Hindenburg Research, the short seller that recently targeted India’s Adani Group, has accused payments group Block of artificially inflating its user numbers and facilitating fraudulent transactions.
In a statement on Thursday, Hindenburg said it had been investigating Block, which is led by Twitter co-founder Jack Dorsey, for two years and had taken a short position in the shares.
It said the series of accusations were based on “dozens of interviews with former employees, partners, and industry experts, extensive review of regulatory and litigation records, and FOIA and public records requests”.
Block’s two primary businesses are its Square payments services for merchants and its Cash App mobile payments product, which competes with rivals such as PayPal’s Venmo and Zelle. Hindenburg alleged that Block “obfuscates” the actual number of people on its CashApp platform by reporting “misleading… metrics filled with fake and duplicate accounts”.
Block said it would work with the Securities and Exchange Commission to explore legal action against Hindenburg “for the factually inaccurate and misleading report” about its Cash App business.
“We have reviewed the full report in the context of our own data and believe it’s designed to deceive and confuse investors,” the company said in a statement.
Block’s shares were down 14 per cent on Thursday afternoon. As of Wednesday’s closing price, the company had a market capitalisation of nearly $44bn.
New York-based Hindenburg first came to prominence in 2020 when it claimed that truck start-up Nikola’s business was a fraud. Earlier this year, it accused Indian billionaire Gautam Adani, at the time the third richest person in the world, of “pulling the largest con in corporate history”. The report helped wipe about $100bn off his empire’s market value.
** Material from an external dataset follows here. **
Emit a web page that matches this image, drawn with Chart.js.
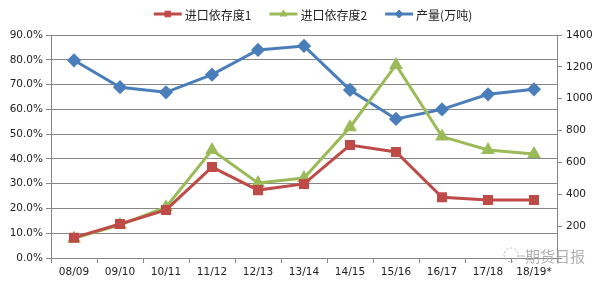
<!DOCTYPE html>
<html>
<head>
<meta charset="utf-8">
<script src="https://cdn.jsdelivr.net/npm/chart.js@4.4.0/dist/chart.umd.min.js"></script>
<style>
    html, body { margin: 0; padding: 0; background: #fff; }
    #wrap { position: relative; width: 600px; height: 284px; }
    #mark { position: absolute; left: 525px; top: 245px; font: 15px "Noto Sans CJK SC"; color: #b0b0b0; }
</style>
</head>
<body>
<div id="wrap">
    <canvas id="c" width="600" height="284"></canvas>
    <div id="mark">期货日报</div>
</div>
<script>
// season labels
var seasons = ['08/09', '09/10', '10/11', '11/12', '12/13', '13/14', '14/15', '15/16', '16/17', '17/18', '18/19*'];
// import dependency (%)
var dep1 = [8.2, 13.7, 19.4, 36.7, 27.4, 29.9, 45.6, 42.8, 24.5, 23.4, 23.4];
var dep2 = [7.9, 13.4, 20.5, 43.6, 30.3, 32.3, 52.8, 77.9, 49.0, 43.6, 42.0];
// output (10k tons)
var output = [1241, 1072, 1040, 1151, 1306, 1331, 1055, 873, 933, 1028, 1059];

var seriesNames = ['进口依存度1', '进口依存度2', '产量(万吨)'];

var gridColor = '#868686';
var tickFont = { family: 'DejaVu Sans', size: 10.5 };

// legend drawn as line + marker, like the office chart
var lineLegend = {
    id: 'lineLegend',
    afterDraw: function(chart) {
        var ctx = chart.ctx;
        var sets = chart.data.datasets;
        var lineW = 28, gap = 3, spacing = 18, y = 14;
        ctx.save();
        ctx.font = '12px "Noto Sans CJK SC"';
        var widths = sets.map(function(ds) { return lineW + gap + ctx.measureText(ds.label).width; });
        var total = widths.reduce(function(a, b) { return a + b; }, 0) + spacing * (sets.length - 1);
        var x = 313 - total / 2;
        sets.forEach(function(ds, i) {
            ctx.strokeStyle = ds.borderColor;
            ctx.lineWidth = 3;
            ctx.beginPath();
            ctx.moveTo(x, y);
            ctx.lineTo(x + lineW, y);
            ctx.stroke();
            ctx.fillStyle = ds.backgroundColor;
            ctx.lineWidth = 1;
            Chart.helpers.drawPoint(ctx, { pointStyle: ds.pointStyle, radius: 4, rotation: 0, borderWidth: 1 }, x + lineW / 2, y);
            ctx.fillStyle = '#222';
            ctx.textBaseline = 'middle';
            ctx.fillText(ds.label, x + lineW + gap, y + 1);
            x += widths[i] + spacing;
        });
        // little logo next to the watermark
        ctx.strokeStyle = '#b8b8b8';
        ctx.lineWidth = 1;
        ctx.setLineDash([2, 2]);
        ctx.beginPath();
        ctx.arc(511, 255, 7, 0, Math.PI * 2);
        ctx.stroke();
        ctx.setLineDash([]);
        ctx.beginPath();
        ctx.moveTo(518, 256);
        ctx.lineTo(525, 256);
        ctx.stroke();
        ctx.restore();
    }
};

var ctx = document.getElementById('c').getContext('2d');
var chart = new Chart(ctx, {
    type: 'line',
    data: {
        labels: seasons,
        datasets: [{
            label: seriesNames[0],
            data: dep1,
            yAxisID: 'y',
            borderColor: '#BE4B48',
            backgroundColor: '#BE4B48',
            pointStyle: 'rect',
            pointRadius: 5,
            borderWidth: 3,
            tension: 0
        }, {
            label: seriesNames[1],
            data: dep2,
            yAxisID: 'y',
            borderColor: '#9BBB59',
            backgroundColor: '#9BBB59',
            pointStyle: 'triangle',
            pointRadius: 5,
            borderWidth: 3,
            tension: 0
        }, {
            label: seriesNames[2],
            data: output,
            yAxisID: 'y2',
            borderColor: '#4A7EBB',
            backgroundColor: '#4A7EBB',
            pointStyle: 'rectRot',
            pointRadius: 5,
            borderWidth: 3,
            tension: 0
        }]
    },
    options: {
        responsive: false,
        animation: false,
        layout: { padding: { top: 35, left: 0, right: 0, bottom: 0 } },
        plugins: {
            legend: { display: false },
            tooltip: { enabled: false }
        },
        scales: {
            x: {
                offset: true,
                grid: { offset: true, drawOnChartArea: false, drawTicks: true, tickLength: 5, color: gridColor },
                border: { color: gridColor },
                ticks: { color: '#222', font: tickFont, padding: 3, maxRotation: 0 },
                afterFit: function(s) { s.height = 26; }
            },
            y: {
                position: 'left',
                min: 0,
                max: 90,
                grid: { color: gridColor, tickLength: 5 },
                border: { color: gridColor },
                ticks: {
                    stepSize: 10,
                    color: '#222',
                    font: tickFont,
                    padding: 3,
                    callback: function(v) { return v.toFixed(1) + '%'; }
                },
                afterFit: function(s) { s.width = 51; }
            },
            y2: {
                position: 'right',
                min: 0,
                max: 1400,
                grid: { drawOnChartArea: false, color: gridColor, tickLength: 5 },
                border: { color: gridColor },
                ticks: {
                    stepSize: 200,
                    color: '#222',
                    font: tickFont,
                    padding: 4,
                    callback: function(v) { return v === 0 ? '' : v; }
                },
                afterFit: function(s) { s.width = 43; }
            }
        }
    },
    plugins: [lineLegend]
});
</script>
</body>
</html>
Adani has denied the allegations.
Hindenburg on Thursday alleged that Block had overstated its genuine user counts while also understating the amount it costs them to attract new customers.
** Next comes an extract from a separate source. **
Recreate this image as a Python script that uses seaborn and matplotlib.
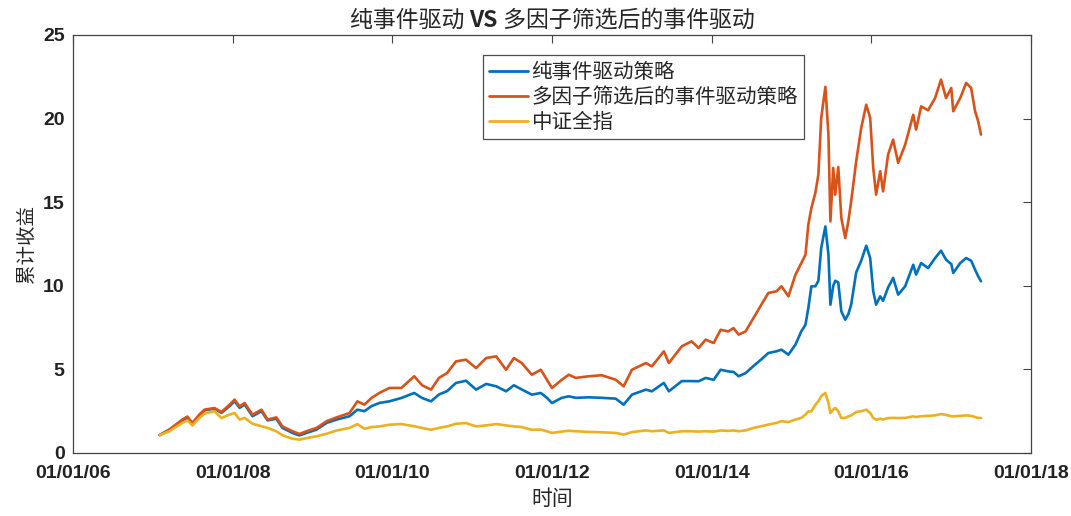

Hindenburg cited “former employees” as estimating that 40 to 75 per cent of accounts they reviewed were fake, involved in fraud or were users holding multiple accounts.
Hindenburg said that in investigating the matter, it had opened several accounts under fake names including “Donald Trump” and “Elon Musk”.
The short seller also claimed that what was portrayed as Block’s “wild west” approach had led it to become a popular service for criminals to process transactions.
The report alleged that Block has no obvious advantage over competitors such as PayPal or Zelle.
Hindenburg cited the inclusion of Cash App in hip-hop songs where rappers brag about using it for criminal activities.
“A review of those songs shows that the artists are not generally rapping about Cash App’s smooth user interface,” Hindenburg stated, adding that many describe using it “to scam” or for other illicit activity.